Job charges his friends, in the person of Eliphaz, that they haven’t acted as true friends at all, because they accuse him rather than comfort him. They blame him instead of extending their pity. A true friend, Job continues: “…should treat a troubled person kindly, even if he abandons the fear of the Almighty” (Job 6:14). Forsaking the fear of God, was an accusation against Job put forth by Eliphaz (cp. Job 4:6). Therefore, Job may be referring to it, not that he had forsaken the fear of God, but, even if he had, his friends should not have withheld their pity and compassion for him. On the other hand, the phrase could be taken to mean lest he forsakes the fear of the Almighty… compassion and pity should be offered a friend. Yet, Eliphaz’s advice is filled with rebukes rather than words of comfort.
The fact is that Job accuses his friends of deceit. They come as friends in a guise of compassion and pity, but they act as a wadi. Here, Job uses a kind of play on words. The word afflicted in verse-14 is mas (H4523) in the Hebrew. It is a derivative of the Hebrew word: masas (H4549), which has the meaning “to melt, vanish, drop off, melt away” (see BDB Hebrew Definitions). The wadi is a stream or brook that is fed by melting snow and ice from off the mountains. However, after the snow and ice are gone in the summer, the wadi dries up. It had often been a great disappointment for travelers, who had hoped for the refreshment of water, but their hopes vanished in the sight of the dry waterbed (Job 6:15-20). Similarly, the sight of Job’s friends offered him at least the hope of comfort in his great affliction, but even they afflicted him. Thus, banishing Job’s hope for comfort in the wake of their rebukes and accusations.

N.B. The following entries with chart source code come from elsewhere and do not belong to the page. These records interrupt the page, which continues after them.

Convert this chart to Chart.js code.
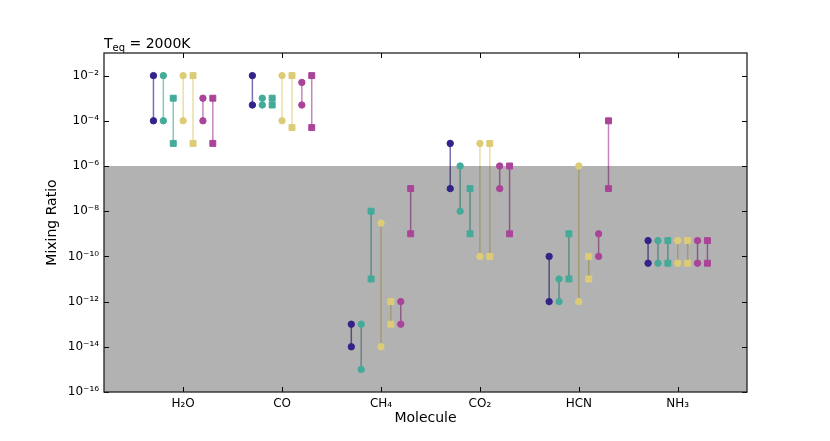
<!DOCTYPE html>
<html><head><meta charset="utf-8">
<script src="https://cdn.jsdelivr.net/npm/chart.js@4.4.1/dist/chart.umd.min.js"></script>
<style>html,body{margin:0;padding:0;background:#fff;} #wrap{width:830px;height:441px;}</style>
</head><body><div id="wrap"><canvas id="c" width="830" height="441"></canvas></div>
<script>
// ---- data ----
const molecules = ['H₂O', 'CO', 'CH₄', 'CO₂', 'HCN', 'NH₃'];
const yTickExponents = [-2, -4, -6, -8, -10, -12, -14, -16];
const shadeBelow = 1e-6;
const titleMain = 'T', titleSub = 'eq', titleRest = ' = 2000K';
const xTitle = 'Molecule', yTitle = 'Mixing Ratio';

const indigoCircleHigh = [1e-2, 1e-2, 1e-13, 1e-5, 1e-10, 5e-10];
const indigoCircleLow  = [1e-4, 5e-4, 1e-14, 1e-7, 1e-12, 5e-11];
const tealCircleHigh   = [1e-2, 1e-3, 1e-13, 1e-6, 1e-11, 5e-10];
const tealCircleLow    = [1e-4, 5e-4, 1e-15, 1e-8, 1e-12, 5e-11];
const tealSquareHigh   = [1e-3, 1e-3, 1e-8, 1e-7, 1e-9, 5e-10];
const tealSquareLow    = [1e-5, 5e-4, 1e-11, 1e-9, 1e-11, 5e-11];
const sandCircleHigh   = [1e-2, 1e-2, 3e-9, 1e-5, 1e-6, 5e-10];
const sandCircleLow    = [1e-4, 1e-4, 1e-14, 1e-10, 1e-12, 5e-11];
const sandSquareHigh   = [1e-2, 1e-2, 1e-12, 1e-5, 1e-10, 5e-10];
const sandSquareLow    = [1e-5, 5e-5, 1e-13, 1e-10, 1e-11, 5e-11];
const purpleCircleHigh = [1e-3, 5e-3, 1e-12, 1e-6, 1e-9, 5e-10];
const purpleCircleLow  = [1e-4, 5e-4, 1e-13, 1e-7, 1e-10, 5e-11];
const purpleSquareHigh = [1e-3, 1e-2, 1e-7, 1e-6, 1e-4, 5e-10];
const purpleSquareLow  = [1e-5, 5e-5, 1e-9, 1e-9, 1e-7, 5e-11];

// ---- styling ----
const series = [
  {hi: indigoCircleHigh, lo: indigoCircleLow, rgb: '51,34,136',  shape: 'circle'},
  {hi: tealCircleHigh,   lo: tealCircleLow,   rgb: '68,170,153', shape: 'circle'},
  {hi: tealSquareHigh,   lo: tealSquareLow,   rgb: '68,170,153', shape: 'rect'},
  {hi: sandCircleHigh,   lo: sandCircleLow,   rgb: '221,204,119', shape: 'circle'},
  {hi: sandSquareHigh,   lo: sandSquareLow,   rgb: '221,204,119', shape: 'rect'},
  {hi: purpleCircleHigh, lo: purpleCircleLow, rgb: '170,68,153', shape: 'circle'},
  {hi: purpleSquareHigh, lo: purpleSquareLow, rgb: '170,68,153', shape: 'rect'}
];
const FONT = "'DejaVu Sans', sans-serif";
const sup = {'-':'⁻','0':'⁰','1':'¹','2':'²','3':'³','4':'⁴','5':'⁵','6':'⁶','7':'⁷','8':'⁸','9':'⁹'};

const datasets = [];
series.forEach((s, k) => {
  const off = (k - 3) * 0.1;
  const lineData = [];
  const ptData = [];
  molecules.forEach((m, i) => {
    lineData.push({x: i + off, y: s.hi[i]}, {x: i + off, y: s.lo[i]}, {x: i + off, y: null});
    ptData.push({x: i + off, y: s.hi[i]}, {x: i + off, y: s.lo[i]});
  });
  datasets.push({
    type: 'line', data: lineData, order: 2, isLine: true,
    borderColor: 'rgba(' + s.rgb + ',0.65)', borderWidth: 1.5,
    pointRadius: 0, spanGaps: false, fill: false
  });
  datasets.push({
    type: 'scatter', data: ptData, order: 1,
    pointStyle: s.shape, pointRadius: s.shape === 'rect' ? 4.2 : 3.2,
    pointBackgroundColor: 'rgb(' + s.rgb + ')', pointBorderColor: 'rgb(' + s.rgb + ')',
    pointBorderWidth: 1, showLine: false
  });
});

let shadeDone = false;
const framePlugin = {
  id: 'frame',
  beforeDatasetsDraw(chart) { shadeDone = false; },
  beforeDatasetDraw(chart, args) {
    const ds = chart.data.datasets[args.index];
    if (!shadeDone && !ds.isLine) {
      shadeDone = true;
      const {ctx, chartArea: a, scales: {y}} = chart;
      const top = y.getPixelForValue(shadeBelow);
      ctx.save();
      ctx.fillStyle = 'rgba(0,0,0,0.3)';
      ctx.fillRect(a.left, top, a.right - a.left, a.bottom - top);
      ctx.restore();
    }
  },
  afterDraw(chart) {
    const {ctx, chartArea: a, scales: {x, y}} = chart;
    ctx.save();
    ctx.strokeStyle = '#000';
    ctx.lineWidth = 1;
    const tl = 5;
    molecules.forEach((m, i) => {
      const px = Math.round(x.getPixelForValue(i)) + 0.5;
      ctx.beginPath();
      ctx.moveTo(px, a.bottom); ctx.lineTo(px, a.bottom - tl);
      ctx.moveTo(px, a.top); ctx.lineTo(px, a.top + tl);
      ctx.stroke();
    });
    yTickExponents.forEach(e => {
      const py = Math.round(y.getPixelForValue(Number('1e' + e))) + 0.5;
      ctx.beginPath();
      ctx.moveTo(a.left, py); ctx.lineTo(a.left + tl, py);
      ctx.moveTo(a.right, py); ctx.lineTo(a.right - tl, py);
      ctx.stroke();
    });
    ctx.strokeStyle = '#222';
    ctx.lineWidth = 1.3;
    ctx.strokeRect(a.left, a.top, a.right - a.left, a.bottom - a.top);
    // title with subscript
    ctx.fillStyle = '#000';
    ctx.textBaseline = 'alphabetic';
    ctx.textAlign = 'left';
    let tx = a.left;
    const by = 47.5;
    ctx.font = '14px ' + FONT;
    ctx.fillText(titleMain, tx, by);
    tx += ctx.measureText(titleMain).width;
    ctx.font = '10px ' + FONT;
    ctx.fillText(titleSub, tx, by + 3);
    tx += ctx.measureText(titleSub).width;
    ctx.font = '14px ' + FONT;
    ctx.fillText(titleRest, tx, by);
    ctx.restore();
  }
};

new Chart(document.getElementById('c'), {
  data: {datasets},
  options: {
    responsive: false,
    animation: false,
    events: [],
    layout: {padding: {top: 53, right: 83, left: 0, bottom: 0}},
    plugins: {legend: {display: false}, tooltip: {enabled: false}, title: {display: false}},
    scales: {
      x: {
        type: 'linear', min: -0.8, max: 5.7,
        grid: {display: false, drawTicks: false}, border: {display: false},
        afterBuildTicks: s => { s.ticks = molecules.map((m, i) => ({value: i})); },
        afterFit: s => { s.height = 49; },
        ticks: {
          padding: 5, color: '#000', font: {family: FONT, size: 12}, maxRotation: 0, autoSkip: false,
          callback: (v) => molecules[Math.round(v)]
        },
        title: {display: true, text: xTitle, color: '#000', font: {family: FONT, size: 14}, padding: {top: 0, bottom: 14}}
      },
      y: {
        type: 'logarithmic', min: 1e-16, max: 1e-1,
        grid: {display: false, drawTicks: false}, border: {display: false},
        afterBuildTicks: s => { s.ticks = yTickExponents.map(e => ({value: Number('1e' + e)})); },
        afterFit: s => { s.width = 104; },
        ticks: {
          padding: 5, color: '#000', font: {family: FONT, size: 12}, autoSkip: false,
          callback: (v) => {
            const e = String(Math.round(Math.log10(v)));
            return '10' + e.split('').map(c => sup[c]).join('');
          }
        },
        title: {display: true, text: yTitle, color: '#000', font: {family: FONT, size: 14}, padding: {top: 44, bottom: 0}}
      }
    }
  },
  plugins: [framePlugin]
});
</script>
</body></html>
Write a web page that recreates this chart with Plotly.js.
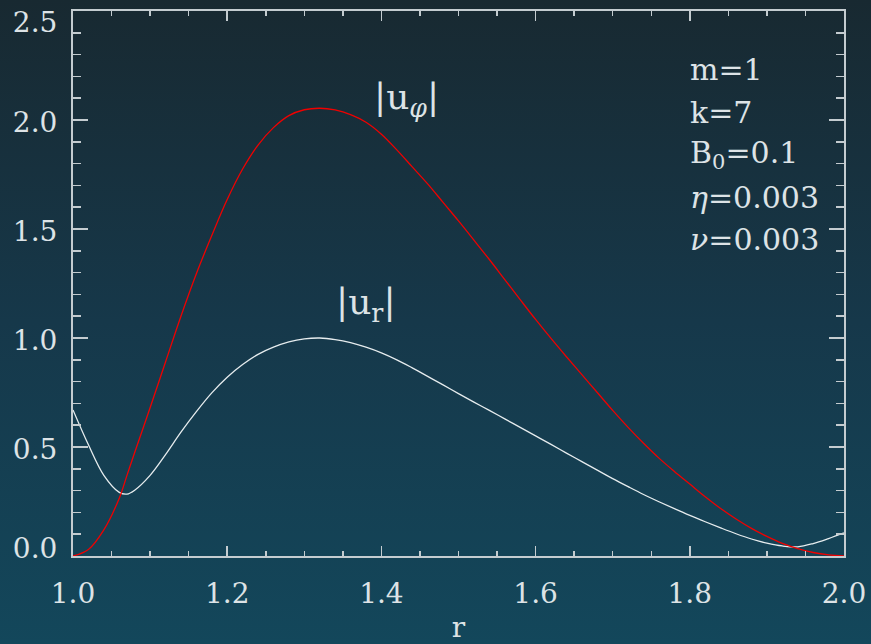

Job concludes by saying their presence, as the wadi, promised much refreshment, but just as the wadi dried up in the heat of summer, so did they, and they offered nothing in their presence but false hope. Indeed, they had come to comfort their friend, but when they saw him (cp. Job 2:12), they were utterly astonished and grew afraid for their own sakes, wondering in themselves what price friendship might require of them (Job 6:21). Their own fear of what God might do to them was drying up the bowels of their compassion for their friend.
Nevertheless, Job asked them: did he ask for a gift or a loan (Job 6:22)? No! he did not. All he expected or desired was their pity and words of comfort. Did he desire that they take revenge upon his enemies for him? No! he did not, but they feared he would, according to Job’s estimation of their response toward his condition (Job 6:23). Finally, did Job ask for them to somehow redeem him from the hand of the Almighty (Job 6:23; cp 13:7)? No! he did not. Rather, Job accepted his lot (Job 1:20-21; 2:10), and refused to accuse God of wrongdoing over the circumstances that had befallen him. The fact that he wished for death and had given up all hope of recovery, or that he believed he was at least apparently overburdened with suffering at the hand of God than what seemed just, didn’t change the fact that he accepted his lot at the hand of the Lord. The matter is indeed complicated, but while it is one thing to admit one’s ignorance for the reason God acts as he does, it is quite another to rebel against the will of God and accuse him of wrongdoing, which is something that Job, simply, did not do (Job 1:22).